━━━━━ Dataset content ━━━━━
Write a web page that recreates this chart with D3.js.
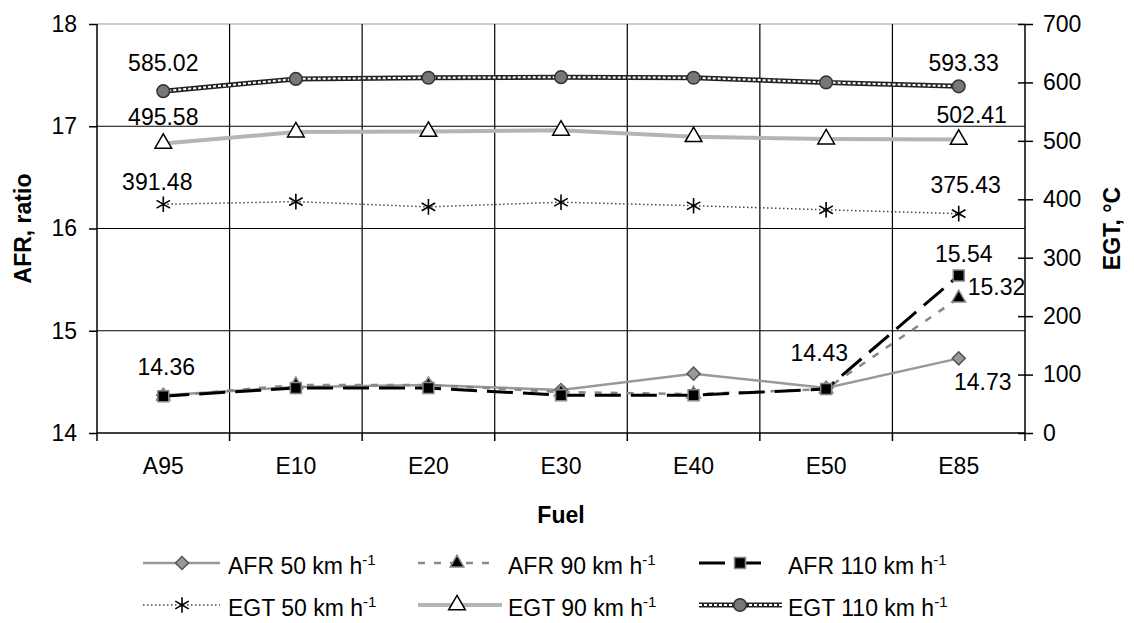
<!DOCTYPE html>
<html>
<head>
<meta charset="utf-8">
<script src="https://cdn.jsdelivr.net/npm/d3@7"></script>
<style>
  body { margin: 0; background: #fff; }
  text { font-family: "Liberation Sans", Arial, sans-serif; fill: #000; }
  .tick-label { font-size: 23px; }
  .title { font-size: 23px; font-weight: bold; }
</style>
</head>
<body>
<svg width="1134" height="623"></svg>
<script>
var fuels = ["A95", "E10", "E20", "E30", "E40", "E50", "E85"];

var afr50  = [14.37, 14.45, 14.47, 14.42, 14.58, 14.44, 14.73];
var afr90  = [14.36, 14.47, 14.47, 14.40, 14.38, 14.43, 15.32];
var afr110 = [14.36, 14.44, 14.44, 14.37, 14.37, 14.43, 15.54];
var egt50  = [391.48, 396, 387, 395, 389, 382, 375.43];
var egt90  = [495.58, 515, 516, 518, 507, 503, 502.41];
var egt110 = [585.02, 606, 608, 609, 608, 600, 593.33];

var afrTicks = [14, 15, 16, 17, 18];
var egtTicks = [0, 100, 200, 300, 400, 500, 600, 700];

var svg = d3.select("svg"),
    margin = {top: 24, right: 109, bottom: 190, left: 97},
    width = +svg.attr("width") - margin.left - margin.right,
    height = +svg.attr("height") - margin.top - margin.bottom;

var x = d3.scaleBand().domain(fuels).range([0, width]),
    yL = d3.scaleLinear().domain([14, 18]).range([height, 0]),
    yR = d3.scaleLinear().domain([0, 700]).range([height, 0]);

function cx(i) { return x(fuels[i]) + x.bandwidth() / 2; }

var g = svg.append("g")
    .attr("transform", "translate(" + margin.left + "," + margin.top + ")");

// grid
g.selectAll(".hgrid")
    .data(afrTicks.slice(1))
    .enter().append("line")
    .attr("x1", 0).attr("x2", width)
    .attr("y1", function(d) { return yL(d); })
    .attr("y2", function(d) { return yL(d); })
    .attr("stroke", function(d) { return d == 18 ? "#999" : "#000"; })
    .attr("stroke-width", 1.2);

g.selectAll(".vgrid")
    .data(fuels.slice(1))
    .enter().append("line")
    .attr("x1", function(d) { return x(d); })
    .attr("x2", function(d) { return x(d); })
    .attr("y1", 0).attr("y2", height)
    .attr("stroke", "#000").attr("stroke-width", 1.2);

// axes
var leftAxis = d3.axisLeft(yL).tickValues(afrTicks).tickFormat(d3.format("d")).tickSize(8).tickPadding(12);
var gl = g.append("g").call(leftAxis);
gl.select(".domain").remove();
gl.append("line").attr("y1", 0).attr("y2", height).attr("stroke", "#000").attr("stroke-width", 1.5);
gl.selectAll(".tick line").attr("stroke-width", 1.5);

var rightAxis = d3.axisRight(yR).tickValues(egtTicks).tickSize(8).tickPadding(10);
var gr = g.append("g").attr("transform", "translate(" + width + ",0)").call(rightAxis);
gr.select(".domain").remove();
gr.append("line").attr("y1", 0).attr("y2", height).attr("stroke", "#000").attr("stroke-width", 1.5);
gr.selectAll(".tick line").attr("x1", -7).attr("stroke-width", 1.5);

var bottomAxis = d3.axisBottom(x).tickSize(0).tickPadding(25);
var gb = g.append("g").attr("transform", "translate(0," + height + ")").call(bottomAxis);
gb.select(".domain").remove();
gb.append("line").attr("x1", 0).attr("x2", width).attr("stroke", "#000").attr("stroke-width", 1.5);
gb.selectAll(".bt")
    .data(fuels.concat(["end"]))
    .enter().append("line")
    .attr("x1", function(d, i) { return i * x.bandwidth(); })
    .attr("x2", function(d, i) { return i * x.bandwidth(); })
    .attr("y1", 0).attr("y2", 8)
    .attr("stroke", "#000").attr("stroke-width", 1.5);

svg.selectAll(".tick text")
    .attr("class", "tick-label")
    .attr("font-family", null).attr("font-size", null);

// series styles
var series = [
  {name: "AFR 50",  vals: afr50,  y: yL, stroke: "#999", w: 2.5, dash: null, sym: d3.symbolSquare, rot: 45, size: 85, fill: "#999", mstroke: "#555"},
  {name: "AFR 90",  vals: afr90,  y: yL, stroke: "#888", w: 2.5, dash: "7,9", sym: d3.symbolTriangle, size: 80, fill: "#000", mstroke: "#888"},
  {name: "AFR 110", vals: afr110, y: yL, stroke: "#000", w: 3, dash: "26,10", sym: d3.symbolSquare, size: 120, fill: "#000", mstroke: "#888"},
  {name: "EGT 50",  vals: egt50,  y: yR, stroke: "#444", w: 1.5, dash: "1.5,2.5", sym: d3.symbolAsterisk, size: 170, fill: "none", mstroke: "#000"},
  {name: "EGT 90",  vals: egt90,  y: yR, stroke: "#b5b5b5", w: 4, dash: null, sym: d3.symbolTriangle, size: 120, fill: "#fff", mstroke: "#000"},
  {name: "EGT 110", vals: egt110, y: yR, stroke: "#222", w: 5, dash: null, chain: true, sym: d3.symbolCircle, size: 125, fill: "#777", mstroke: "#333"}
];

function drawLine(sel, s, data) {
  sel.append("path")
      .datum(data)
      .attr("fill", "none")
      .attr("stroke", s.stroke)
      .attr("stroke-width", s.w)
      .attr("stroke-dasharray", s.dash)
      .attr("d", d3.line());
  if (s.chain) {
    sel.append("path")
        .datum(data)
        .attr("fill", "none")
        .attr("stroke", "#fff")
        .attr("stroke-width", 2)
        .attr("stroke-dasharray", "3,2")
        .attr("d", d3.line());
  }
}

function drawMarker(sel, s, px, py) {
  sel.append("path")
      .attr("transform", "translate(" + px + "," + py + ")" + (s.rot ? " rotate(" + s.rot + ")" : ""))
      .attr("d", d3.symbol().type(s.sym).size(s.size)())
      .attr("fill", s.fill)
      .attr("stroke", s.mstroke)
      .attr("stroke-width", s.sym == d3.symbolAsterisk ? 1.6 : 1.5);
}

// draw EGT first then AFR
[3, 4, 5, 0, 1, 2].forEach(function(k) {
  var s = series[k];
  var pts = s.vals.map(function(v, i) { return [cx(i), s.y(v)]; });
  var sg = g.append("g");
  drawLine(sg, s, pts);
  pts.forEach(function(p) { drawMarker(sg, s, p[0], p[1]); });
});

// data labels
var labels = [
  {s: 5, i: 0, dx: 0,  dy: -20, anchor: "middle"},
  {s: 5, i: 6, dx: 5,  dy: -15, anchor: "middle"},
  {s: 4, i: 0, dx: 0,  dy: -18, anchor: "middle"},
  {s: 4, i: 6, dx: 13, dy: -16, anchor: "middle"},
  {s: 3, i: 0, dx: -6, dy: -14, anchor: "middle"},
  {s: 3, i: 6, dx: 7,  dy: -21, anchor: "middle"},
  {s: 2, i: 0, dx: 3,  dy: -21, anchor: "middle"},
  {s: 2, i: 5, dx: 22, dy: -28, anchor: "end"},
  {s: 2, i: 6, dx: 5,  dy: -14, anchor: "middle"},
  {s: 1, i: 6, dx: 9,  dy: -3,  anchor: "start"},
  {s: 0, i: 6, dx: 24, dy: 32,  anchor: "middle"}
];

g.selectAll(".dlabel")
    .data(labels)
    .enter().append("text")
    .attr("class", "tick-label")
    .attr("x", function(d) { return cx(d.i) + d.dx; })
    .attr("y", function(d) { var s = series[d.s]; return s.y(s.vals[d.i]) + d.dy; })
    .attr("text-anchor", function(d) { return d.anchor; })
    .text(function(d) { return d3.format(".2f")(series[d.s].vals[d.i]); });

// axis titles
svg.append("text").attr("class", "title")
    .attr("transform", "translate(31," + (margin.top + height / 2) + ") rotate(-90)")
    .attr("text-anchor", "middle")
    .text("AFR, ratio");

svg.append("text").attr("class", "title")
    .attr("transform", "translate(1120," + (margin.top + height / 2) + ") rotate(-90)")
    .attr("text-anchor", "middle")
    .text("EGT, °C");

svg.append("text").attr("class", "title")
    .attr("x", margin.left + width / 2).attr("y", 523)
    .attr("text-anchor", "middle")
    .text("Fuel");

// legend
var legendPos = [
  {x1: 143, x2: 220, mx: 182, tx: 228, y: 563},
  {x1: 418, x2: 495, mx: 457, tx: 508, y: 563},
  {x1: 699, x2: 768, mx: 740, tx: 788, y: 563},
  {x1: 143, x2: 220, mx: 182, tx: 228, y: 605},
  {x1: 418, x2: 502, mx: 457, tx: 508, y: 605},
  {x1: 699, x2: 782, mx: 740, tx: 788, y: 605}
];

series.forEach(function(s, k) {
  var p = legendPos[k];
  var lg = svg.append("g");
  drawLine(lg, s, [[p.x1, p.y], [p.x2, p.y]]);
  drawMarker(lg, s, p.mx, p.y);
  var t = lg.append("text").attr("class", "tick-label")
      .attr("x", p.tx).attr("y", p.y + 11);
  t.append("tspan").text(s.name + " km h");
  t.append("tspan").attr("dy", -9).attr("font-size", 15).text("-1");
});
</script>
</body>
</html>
━━━━━
Write out again exactly the lines from the start of the data above through the line containing "var egtTicks = [0, 100, 200, 300, 400, 500, 600, 700];", inclusive, excluding any pictures.

» **Expected answer**
Write a web page that recreates this chart with D3.js.
<!DOCTYPE html>
<html>
<head>
<meta charset="utf-8">
<script src="https://cdn.jsdelivr.net/npm/d3@7"></script>
<style>
  body { margin: 0; background: #fff; }
  text { font-family: "Liberation Sans", Arial, sans-serif; fill: #000; }
  .tick-label { font-size: 23px; }
  .title { font-size: 23px; font-weight: bold; }
</style>
</head>
<body>
<svg width="1134" height="623"></svg>
<script>
var fuels = ["A95", "E10", "E20", "E30", "E40", "E50", "E85"];

var afr50  = [14.37, 14.45, 14.47, 14.42, 14.58, 14.44, 14.73];
var afr90  = [14.36, 14.47, 14.47, 14.40, 14.38, 14.43, 15.32];
var afr110 = [14.36, 14.44, 14.44, 14.37, 14.37, 14.43, 15.54];
var egt50  = [391.48, 396, 387, 395, 389, 382, 375.43];
var egt90  = [495.58, 515, 516, 518, 507, 503, 502.41];
var egt110 = [585.02, 606, 608, 609, 608, 600, 593.33];

var afrTicks = [14, 15, 16, 17, 18];
var egtTicks = [0, 100, 200, 300, 400, 500, 600, 700];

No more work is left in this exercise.